I gathered myself together and rejoined the group as they were making another big circle in which everyone was holding hands, and remember, this lovely emotional music is constantly playing. Now everyone starts to slowly walk forwards into the centre holding hands and touching shoulder to shoulder, until everyone ,for want of a better word, was in a huddle in the middle of the room. We then let go of hands, stretched our arms up into the air and slowly lowered them down onto the shoulders of the people around us. The whole group just moved slowly in time to the music for a while. More tears, for me and as I looked around for many others too, so I now felt less conscious about them and just carried on.
Finally we released our arms and very slowly, walked backwards to the edge of the room whilst clapping. The clapping got louder and louder as more people clapped and it was almost as if the noise was bringing you out of the trance that we were in. Many people in the centre were still hugging as they were too upset to let go, but everyone continued to clap until they too moved to the edge of the circle. As I looked around the circle I could see that at least half the room, men and women, where wiping away tears. That was the end of the session and people said their farewells to friends as some were leaving to go home to work in various places and countries on the Monday. A Sunday night at these events is usually a quiet affair for those that remain. Sometimes they can be the best nights too.
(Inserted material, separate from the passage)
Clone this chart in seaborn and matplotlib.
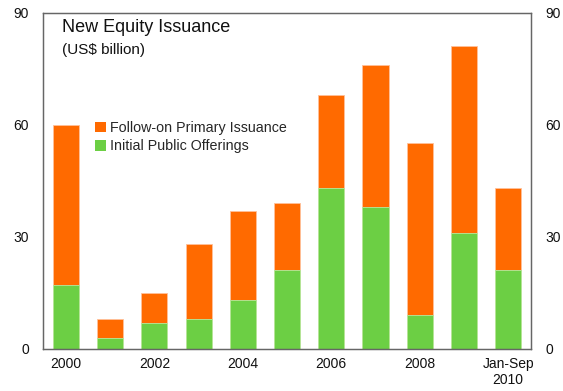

After that, I found that I walked my 20 minutes back home in tears, still shocked at how something so simple had moved me so much. I had spent just three days and three nights dancing with this group of strangers and getting to know them and this is the power of dance. It brings people together that may never have met, from all walks of life. So many people like myself often put a smile on every day despite what is happening or has happened to them and you just do now know what emotions you are keeping locked inside. Those simple and meaningful real hugs and someone saying thank you was so powerful, even though you barely knew the person giving the hug.
I think for me, I have been bottling up the stresses from work, stresses from a relationship that has now ended, moving away from family and friends to another country, and being on my own, on what could be Mars, learning everything from the beginning. Whilst I am loving every moment, I probably had not really given myself time to think about it all and take on board my feelings and emotions which this session seems to have opened the flood gate of, but I think was very much needed.
You can see how it has moved me so much, as this is the first thing that I have felt absolutely compelled to share with you and wanted to ask, that whilst my explanation above is nothing like the experience, that perhaps we all take it on board in our everyday life and just realise the importance of a simple smile, a hug and a thank you, to family, friends and even strangers.
Out of this weekend, I have learnt about and understood more of the different styles of kizomba, heard new music, met new people, made new friends I am sure I will see again, from many countries. It is certainly something to be very thankful for.
I am also doing my bit here and promoting the dance scene and events in the UK so if you get strange friend requests from people it is because I am pointing them in your direction to keep them posted on the events we have at home too.
I am sure all of my posts will not be quite as deep as this and as one friend asked me, what drugs were involved, I can assure you there were non. Just a group of passionate, caring and emotional people brought together by dance.